MIA > Archive > C.L.R. James
Originally published in Labor Action, Vol. IX No. 17, 23 April 1945, p. 3. Republished in Scott McLemee (ed.), C.L.R. James on the “Negro Question”, Jackson (Miss.) 1996, pp. 46–48.
Transcribed by Daniel Gaido.
Marked up by Einde O’Callaghan for the Marxists’ Internet Archive.
This column will attempt to describe some of the social reasons for the antagonism of the white worker to the Negro. While the antagonism is basically due to the system of capitalism, there are obvious ways in which Jim Crow makes itself felt.
First, whites and Negroes are segregated in the communities in which they live. The mass of Negroes the white workers has occasion to observe occupy an inferior and degraded position.
The Negroes whom he happens to meet are as a rule poor, shabby, often belonging to the dregs of the population. There are many whites who belong to the dregs of the population also. But counteracting these are the whites who are rich, powerful, well educated; besides the number who are just ordinary citizens, neither rich nor dregs, but fulfilling in their various ways the social functions of society.
If in a particular community there are Negroes who have achieved a certain education and competence, they function almost exclusively in relation to the Negro community. The ordinary white worker is only vaguely aware of their existence.

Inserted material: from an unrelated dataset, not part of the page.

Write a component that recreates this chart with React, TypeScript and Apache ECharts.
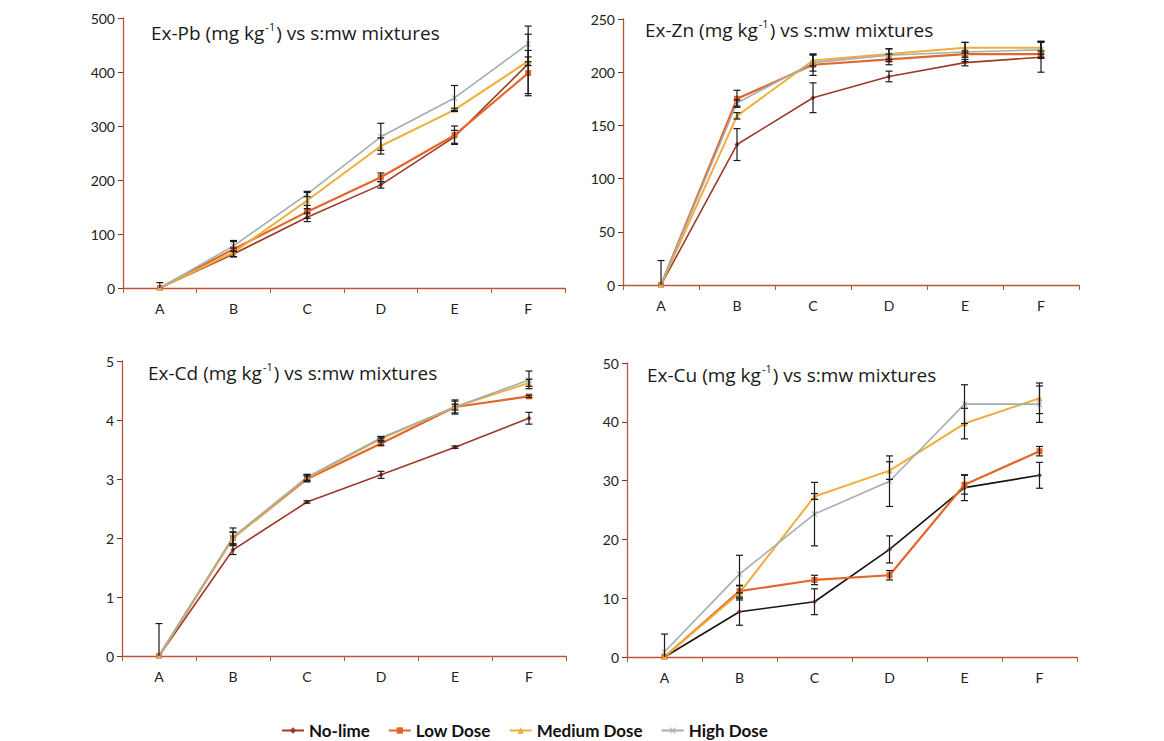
import React, { useEffect, useRef } from "react";
import * as echarts from "echarts";

const categories = ["A", "B", "C", "D", "E", "F"];
const seriesNames = ["No-lime", "Low Dose", "Medium Dose", "High Dose"];

// Ex-Pb
const pbNoLime = [0, 63, 131, 191, 280, 415];
const pbLow = [0, 72, 141, 205, 283, 398];
const pbMedium = [0, 66, 162, 263, 330, 420];
const pbHigh = [0, 78, 174, 280, 352, 452];
const pbNoLimeErr = [10, 5, 8, 6, 12, 55];
const pbLowErr = [0, 14, 12, 8, 17, 42];
const pbMediumErr = [0, 8, 15, 15, 3, 8];
const pbHighErr = [0, 10, 5, 25, 23, 33];

// Ex-Zn
const znNoLime = [0, 132, 176, 196, 209, 214];
const znLow = [0, 175, 207, 212, 217, 217];
const znMedium = [0, 159, 211, 217, 223, 223];
const znHigh = [0, 171, 209, 216, 219, 221];
const znNoLimeErr = [23, 15, 14, 5, 3, 14];
const znLowErr = [0, 8, 10, 5, 3, 3];
const znMediumErr = [0, 3, 5, 5, 5, 6];
const znHighErr = [0, 3, 8, 6, 9, 8];

// Ex-Cd
const cdNoLime = [0, 1.8, 2.61, 3.07, 3.54, 4.03];
const cdLow = [0, 2.0, 3.0, 3.6, 4.22, 4.4];
const cdMedium = [0, 2.0, 3.02, 3.68, 4.22, 4.63];
const cdHigh = [0, 2.02, 3.03, 3.7, 4.22, 4.68];
const cdNoLimeErr = [0.55, 0.08, 0.02, 0.06, 0.02, 0.1];
const cdLowErr = [0, 0.1, 0.05, 0.03, 0.05, 0.02];
const cdMediumErr = [0, 0.1, 0.05, 0.03, 0.1, 0.06];
const cdHighErr = [0, 0.15, 0.05, 0.02, 0.12, 0.15];

// Ex-Cu
const cuNoLime = [0, 7.7, 9.4, 18.3, 28.8, 30.9];
const cuLow = [0, 11.2, 13.1, 13.9, 29.3, 35.0];
const cuMedium = [0, 10.9, 27.3, 31.7, 39.7, 44.0];
const cuHigh = [0.9, 14.1, 24.3, 29.9, 43.0, 43.0];
const cuNoLimeErr = [0, 2.3, 2.2, 2.3, 2.2, 2.2];
const cuLowErr = [0, 1.0, 0.8, 0.8, 1.6, 0.8];
const cuMediumErr = [0, 1.2, 0.5, 1.5, 2.6, 2.6];
const cuHighErr = [3, 3.2, 5.4, 4.3, 3.3, 3.1];

const xPath = "path://M0 1L1 0L5 4L9 0L10 1L6 5L10 9L9 10L5 6L1 10L0 9L4 5Z";

const styles = [
  { color: "#9E3A27", symbol: "diamond", size: 5, width: 1.6 },
  { color: "#E2672C", symbol: "rect", size: 6, width: 2.2 },
  { color: "#EFAE3C", symbol: "triangle", size: 6, width: 2 },
  { color: "#A5AEAA", symbol: xPath, size: 6, width: 1.6 },
];

const panels = [
  {
    metal: "Ex-Pb",
    grid: { left: 123, top: 18, width: 442, height: 270 },
    max: 500,
    interval: 100,
    values: [pbNoLime, pbLow, pbMedium, pbHigh],
    errs: [pbNoLimeErr, pbLowErr, pbMediumErr, pbHighErr],
    titlePos: { left: 151, top: 21 },
  },
  {
    metal: "Ex-Zn",
    grid: { left: 623, top: 19, width: 456, height: 266 },
    max: 250,
    interval: 50,
    values: [znNoLime, znLow, znMedium, znHigh],
    errs: [znNoLimeErr, znLowErr, znMediumErr, znHighErr],
    titlePos: { left: 645, top: 18 },
  },
  {
    metal: "Ex-Cd",
    grid: { left: 122, top: 361, width: 444, height: 295 },
    max: 5,
    interval: 1,
    values: [cdNoLime, cdLow, cdMedium, cdHigh],
    errs: [cdNoLimeErr, cdLowErr, cdMediumErr, cdHighErr],
    titlePos: { left: 148, top: 361 },
  },
  {
    metal: "Ex-Cu",
    grid: { left: 627, top: 363, width: 450, height: 294 },
    max: 50,
    interval: 10,
    values: [cuNoLime, cuLow, cuMedium, cuHigh],
    errs: [cuNoLimeErr, cuLowErr, cuMediumErr, cuHighErr],
    titlePos: { left: 647, top: 363 },
  },
];

const axisColor = "#B8553A";
const font = "Lato";
const titleFont = "Open Sans";

function buildOption() {
  const grids: any[] = [];
  const xAxes: any[] = [];
  const yAxes: any[] = [];
  const titles: any[] = [];
  const series: any[] = [];

  panels.forEach((p, i) => {
    grids.push({ ...p.grid, containLabel: false });
    xAxes.push({
      gridIndex: i,
      type: "category",
      data: categories,
      boundaryGap: true,
      axisLine: { lineStyle: { color: axisColor, width: 1.3 } },
      axisTick: { show: true, length: 5, lineStyle: { color: axisColor } },
      axisLabel: { color: "#222", fontSize: 14, margin: 13, fontFamily: font },
    });
    yAxes.push({
      gridIndex: i,
      type: "value",
      min: 0,
      max: p.max,
      interval: p.interval,
      splitLine: { show: false },
      axisLine: { show: true, lineStyle: { color: axisColor, width: 1.3 } },
      axisTick: { show: true, length: 5, lineStyle: { color: "#6b3a2e" } },
      axisLabel: { color: "#222", fontSize: 14, margin: 8, fontFamily: font },
    });
    titles.push({
      left: p.titlePos.left,
      top: p.titlePos.top,
      padding: 0,
      text: `{a|${p.metal} (mg kg}{s|-1}{a|) vs s:mw mixtures}`,
      textStyle: {
        fontWeight: "normal",
        fontFamily: titleFont,
        rich: {
          a: { fontSize: 19, fontFamily: titleFont, fontWeight: "normal", color: "#1a1a1a", lineHeight: 24 },
          s: { fontSize: 11, fontFamily: titleFont, fontWeight: "normal", color: "#1a1a1a", lineHeight: 24, verticalAlign: "top", padding: [0, 1, 0, 1] },
        },
      },
    });
    p.values.forEach((vals, k) => {
      const st = styles[k];
      const lineColor = i === 3 && k === 0 ? "#151515" : st.color;
      series.push({
        name: seriesNames[k],
        type: "line",
        xAxisIndex: i,
        yAxisIndex: i,
        data: vals,
        symbol: st.symbol,
        symbolSize: st.size,
        showSymbol: true,
        lineStyle: { color: lineColor, width: st.width },
        itemStyle: { color: st.color },
        z: 2,
      });
      const errs = p.errs[k];
      const errData = vals
        .map((v, j) => [j, Math.max(0, v - errs[j]), v + errs[j], errs[j]])
        .filter((d) => d[3] > 0);
      series.push({
        type: "custom",
        xAxisIndex: i,
        yAxisIndex: i,
        silent: true,
        z: 4,
        encode: { x: 0, y: [1, 2] },
        data: errData,
        renderItem: (params: any, api: any) => {
          const lo = api.coord([api.value(0), api.value(1)]);
          const hi = api.coord([api.value(0), api.value(2)]);
          const w = 3.5;
          const s = { stroke: "#1a1a1a", lineWidth: 1.2 };
          const children: any[] = [
            { type: "line", shape: { x1: lo[0], y1: lo[1], x2: hi[0], y2: hi[1] }, style: s },
            { type: "line", shape: { x1: hi[0] - w, y1: hi[1], x2: hi[0] + w, y2: hi[1] }, style: s },
          ];
          if (api.value(1) > 0) {
            children.push({ type: "line", shape: { x1: lo[0] - w, y1: lo[1], x2: lo[0] + w, y2: lo[1] }, style: s });
          }
          return { type: "group", children };
        },
      });
    });
  });

  return {
    animation: false,
    backgroundColor: "#ffffff",
    textStyle: { fontFamily: font },
    title: titles,
    grid: grids,
    xAxis: xAxes,
    yAxis: yAxes,
    legend: {
      data: seriesNames,
      left: 276,
      top: 717,
      itemWidth: 22,
      itemHeight: 8,
      itemGap: 18,
      textStyle: { fontSize: 17, fontWeight: "bold", color: "#111", fontFamily: font },
    },
    series,
  };
}

export default function App() {
  const ref = useRef<HTMLDivElement>(null);
  useEffect(() => {
    if (!ref.current) return;
    const chart = echarts.init(ref.current, undefined, { renderer: "svg" });
    chart.setOption(buildOption() as any);
    return () => chart.dispose();
  }, []);
  return (
    <div
      ref={ref}
      style={{ position: "absolute", left: 0, top: 0, width: 1164, height: 741, background: "#fff" }}
    />
  );
}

A worker never goes into an insurance office, or a department store, or a lawyer’s office where he sees a Negro or Negroes occupying positions of authority, or giving evidence of knowledge, or receiving the consideration which is due to those who have achieved the status of the middle class. For the daily round of his life Negroes for the most part, if not menials, are entertainers, singers, dancers, or players of jazz music.
These concrete realities are reinforced by the literature and art of the system. The worker does not create these. He does not ask for anti-Negro literature. As workers do in every country, he reads the books, newspapers, and goes to the shows. From every one of these organs of communication and education his daily impressions about Negroes are reinforced.
Movies reflect the society in which they are produced. The white worker constantly sees the Negro on the screen in situations which merely confirm his knowledge of the realities he himself has experienced. In books and magazines, all grace, strength, beauty, nobility, courage are automatically attributed to members of the white race. It isn’t that the books are openly or even subtly anti- Negro. It is that in the mental and emotional stimulation which they provide, good or bad, the Negro is usually excluded. If he is included, he is placed in his usual menial position, made the butt of jokes or at the very best is portrayed as a good and loyal servant.
The process does not end there. The whole history of the nation, the background of its thought, its social customs as expressed in the unconscious attitudes and sense of values of even people who are not personally hostile to Negroes – all these are permeated by the national attitude to the Negro people. Take an apparently simple thing like a brilliant performance in any sphere by a Negro. A well-meaning reporter will say with a certain satisfaction that the individual in question is a Negro.
He means well, but the mere statement of the fact carries with it the connotation that it is an exceptional thing for a Negro to show exceptional merit. A white man or woman who is friendly with a Negro is conscious that he or she risks criticism, or at any rate comment, from most of his friends.
This is the daily, inescapable experience of the average American white worker.
The productive system of the United States created the basis of the Negro situation and it is the productive system which is creating the basis of its solution. It is the mass production industries which have within recent years placed whites and Negroes together on a basis of equality in that most fundamental social sphere – the process of productive labor.
Even though segregation (into the lowest jobs) pursued the Negro there, yet the discipline of large-scale production welded blacks and whites into a unit. It was on this that the fraternal unity of blacks and whites in the CIO was founded. It could have been founded and can be maintained on no other basis.
The social forces and customs making for division between whites and Negroes are too powerful to be seriously affected except by some such powerful discipline and unity as are imposed by the productive process itself. In the past the competition between workers was a fruitful source of maintaining the division. It will be more dangerous in the future. But if the unions tackle the struggle for full employment as a struggle for which both employed and unemployed workers must be mobilized, then what has been a cause of division in the past can be a source of even greater unity in the future.